Biddle insisted that children should never be blamed for being trafficked, pointing to some cases where even 11-year-olds have been sent to jail.

She praised new laws, such as SB 1322 in California, which she says now recognize that the captors and the buyers are the real criminals.

But such laws can only be effective if victim services are also provided.

"Law enforcement agencies throughout Southern California know they can call Saving Innocence victim response team 24 hours a day, 7 days a week to provide crisis services and long term rehabilitation when law enforcement uncovers child victims," she continued.
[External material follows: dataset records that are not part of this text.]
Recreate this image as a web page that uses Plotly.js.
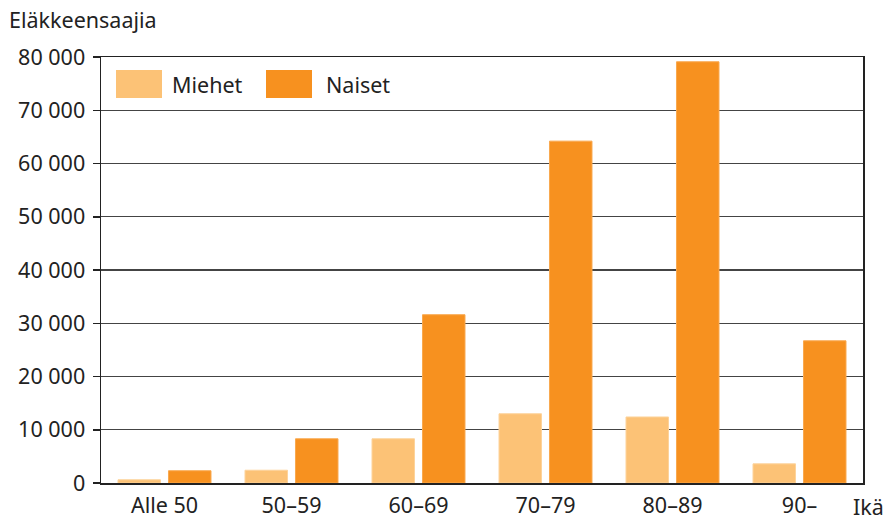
<!DOCTYPE html>
<html>
<head>
<meta charset="utf-8">
<script src="https://cdn.plot.ly/plotly-3.0.1.min.js"></script>
<style>html,body{margin:0;padding:0;background:#fff;}#chart{width:896px;height:520px;}</style>
</head>
<body>
<div id="chart"></div>
<script>
const categories = ["Alle 50", "50–59", "60–69", "70–79", "80–89", "90–"];
const miehet = [600, 2400, 8300, 13000, 12400, 3600];
const naiset = [2300, 8300, 31600, 64200, 79100, 26700];
const seriesNames = ["Miehet", "Naiset"];
const yTickVals = [0, 10000, 20000, 30000, 40000, 50000, 60000, 70000, 80000];
const yTickText = ["0", "10 000", "20 000", "30 000", "40 000", "50 000", "60 000", "70 000", "80 000"];
const yTitle = "Eläkkeensaajia";
const xTitle = "Ikä";

const colMiehet = "#FCC276";
const colNaiset = "#F7911F";
const FONT = "Noto Sans, Open Sans, sans-serif";
const FS = 21.5;
const textColor = "#222";

const W = 896, H = 520;
const margin = {l: 101, r: 33, t: 57, b: 37};
const pw = W - margin.l - margin.r, ph = H - margin.t - margin.b;
const px = v => (v - margin.l) / pw;
const py = v => (H - margin.b - v) / ph;

const traces = [
  {type: "bar", name: seriesNames[0], x: categories, y: miehet,
   marker: {color: colMiehet, line: {color: "#FDD39B", width: 1}}, hoverinfo: "x+y"},
  {type: "bar", name: seriesNames[1], x: categories, y: naiset,
   marker: {color: colNaiset, line: {color: "#F9A84E", width: 1}}, hoverinfo: "x+y"}
];

const legendItems = [
  {name: seriesNames[0], color: colMiehet, x0: 116, x1: 162, tx: 170},
  {name: seriesNames[1], color: colNaiset, x0: 266, x1: 312, tx: 324}
];

const shapes = legendItems.map(it => ({
  type: "rect", xref: "paper", yref: "paper",
  x0: px(it.x0), x1: px(it.x1), y0: py(98), y1: py(70),
  fillcolor: it.color, line: {width: 0}
}));

const annotations = legendItems.map(it => ({
  xref: "paper", yref: "paper", x: px(it.tx), y: py(84),
  xanchor: "left", yanchor: "middle", text: it.name, showarrow: false,
  font: {family: FONT, size: FS, color: textColor}
}));
annotations.push({
  xref: "paper", yref: "paper", x: px(7), y: py(19), xanchor: "left", yanchor: "middle",
  text: yTitle, showarrow: false, font: {family: FONT, size: FS, color: textColor}
});
annotations.push({
  xref: "paper", yref: "paper", x: px(851), y: py(507), xanchor: "left", yanchor: "middle",
  text: xTitle, showarrow: false, font: {family: FONT, size: FS, color: textColor}
});

const layout = {
  width: W, height: H, margin: margin,
  paper_bgcolor: "#fff", plot_bgcolor: "#fff",
  showlegend: false,
  barmode: "group", bargap: 0.205, bargroupgap: 0.158,
  font: {family: FONT, size: FS, color: textColor},
  xaxis: {
    type: "category", showline: true, linecolor: "#222", linewidth: 1.5, mirror: true,
    ticks: "", showgrid: false, tickfont: {family: FONT, size: FS, color: textColor},
    ticklabelstandoff: 3, fixedrange: true
  },
  yaxis: {
    range: [0, 80000], tickmode: "array", tickvals: yTickVals, ticktext: yTickText,
    showline: true, linecolor: "#222", linewidth: 1.5, mirror: true,
    ticks: "outside", ticklen: 7, tickcolor: "#222", tickwidth: 1.5,
    ticklabelstandoff: 3,
    showgrid: true, gridcolor: "#444", gridwidth: 1.4, zeroline: false,
    tickfont: {family: FONT, size: FS, color: textColor}, fixedrange: true
  },
  shapes: shapes,
  annotations: annotations
};

Plotly.newPlot("chart", traces, layout, {displayModeBar: false, staticPlot: true});
</script>
</body>
</html>
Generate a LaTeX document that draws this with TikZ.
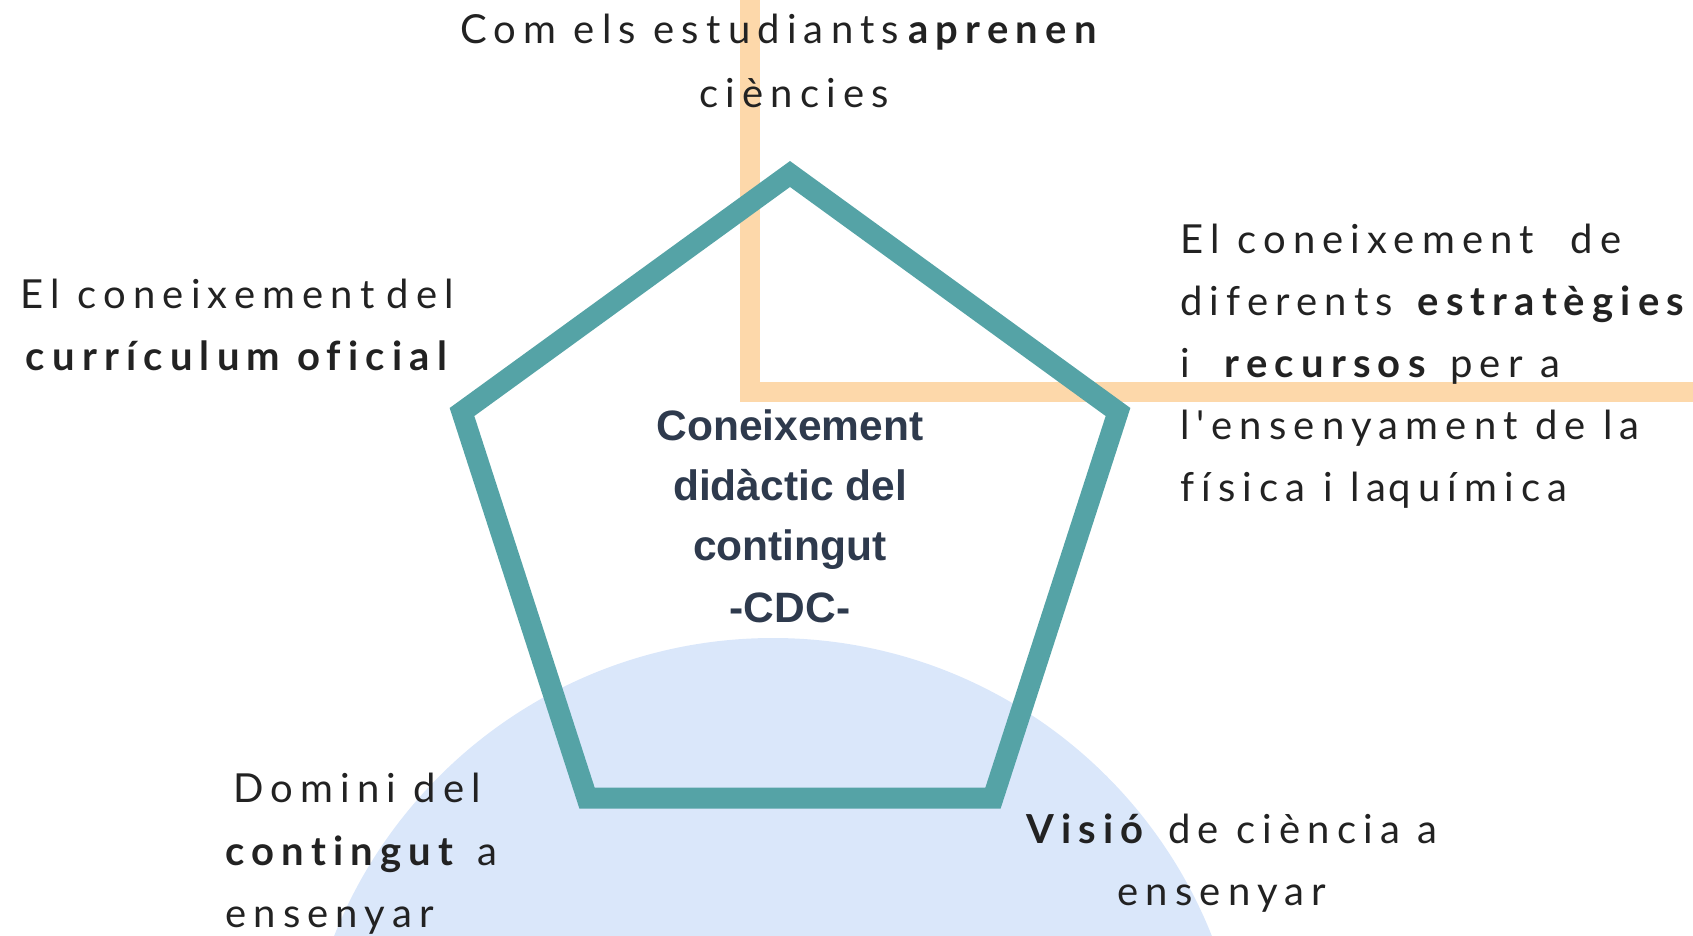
\documentclass[tikz,border=0pt]{standalone}
\usepackage{fontspec}
\newfontfamily\lato{Lato}[LetterSpace=18, Ligatures=CommonOff]
\newfontfamily\cdcfont{Liberation Sans}
\definecolor{tealc}{RGB}{85,163,166}
\definecolor{orangec}{RGB}{253,216,170}
\definecolor{bluec}{RGB}{218,231,250}
\definecolor{txtc}{RGB}{34,34,34}
\definecolor{navyc}{RGB}{46,58,77}
\begin{document}
\begin{tikzpicture}[x=1pt,y=-1pt,
  lbl/.style={inner sep=0pt, text=txtc, font=\lato\fontsize{40}{48}\selectfont},
  ctr/.style={inner sep=0pt, text=navyc, font=\cdcfont\bfseries\fontsize{42.5}{50}\selectfont},
  penta/.style={draw=tealc, line width=21pt, line join=miter},
  axis/.style={draw=orangec, line width=20pt, line join=miter}]
\useasboundingbox (0,0) rectangle (1693,935);
% blue disc
\fill[bluec] (773,1110) circle (472);
% orange axes
\coordinate (oTop) at (750,-20);
\coordinate (oCorner) at (750,392);
\coordinate (oRight) at (1713,392);
\draw[axis] (oTop) -- (oCorner) -- (oRight);
% pentagon
\coordinate (pT) at (790,174);
\coordinate (pR) at (1118,412);
\coordinate (pBR) at (993,798);
\coordinate (pBL) at (587,798);
\coordinate (pL) at (462,412);
\draw[penta] (pT) -- (pR) -- (pBR) -- (pBL) -- (pL) -- cycle;
% centre text
\node[ctr, anchor=base] (c1) at (790,440) {Coneixement};
\node[ctr, anchor=base] (c2) at (790,500) {didàctic del};
\node[ctr, anchor=base] (c3) at (790,560) {contingut};
\node[ctr, anchor=base] (c4) at (790,622) {-CDC-};
% top
\node[lbl, anchor=base] (t1) at (782,43) {Com els estudiants\hspace{2pt}\textbf{aprenen}};
\node[lbl, anchor=base] (t2) at (794,107) {ciències};
% left
\node[lbl, anchor=base] (l1) at (237,308) {El coneixement\hspace{12pt}del};
\node[lbl, anchor=base] (l2) at (240,370) {\textbf{currículum oficial}};
% right
\node[lbl, anchor=base west] (r1) at (1180,253) {El coneixement\hspace{19pt} de};
\node[lbl, anchor=base west] (r2) at (1180,315) {diferents \textbf{estratègies}};
\node[lbl, anchor=base west] (r3) at (1180,377) {i \ \textbf{recursos} per a};
\node[lbl, anchor=base west] (r4) at (1180,439) {l'ensenyament de la};
\node[lbl, anchor=base west] (r5) at (1180,501) {física i la\hspace{2pt}química};
% bottom left
\node[lbl, anchor=base west] (b1) at (233,802) {Domini del};
\node[lbl, anchor=base west] (b2) at (225,865) {\textbf{contingut} a};
\node[lbl, anchor=base west] (b3) at (225,927) {ensenyar};
% bottom right
\node[lbl, anchor=base] (v1) at (1232,843) {\textbf{Visió} de ciència a};
\node[lbl, anchor=base] (v2) at (1222,905) {ensenyar};
\end{tikzpicture}
\end{document}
"Without law enforcement's ability to detain these children, they are dependent on the specialized service providers at Saving Innocence to take these children, conduct safety planning, gain their trust, and coordinate all of her basic needs and long term care. Without these services, children would not have the resources they need to escape the trafficking ring, unravel the brainwashing, and remain safe and alive."

She said there have been tragic cases in Los Angeles where children were murdered by their traffickers when they have tried to escape. She said this is why it's important for the FBI, state level police departments, and partnerships like Saving Innocence and L.A.'s First Responder Program, to work together and help victims escape and testify against their abusers.

"The crime of sex trafficking will disappear when the demand for it does," Biddle concluded.

"Therefore, the awakening of a generation of men who associate masculinity and strength with being protectors rather than exploiters is essential to creating an environment where trafficking can no longer exist. Like a society, the health of a person can be determined by their treatment of the most vulnerable around them."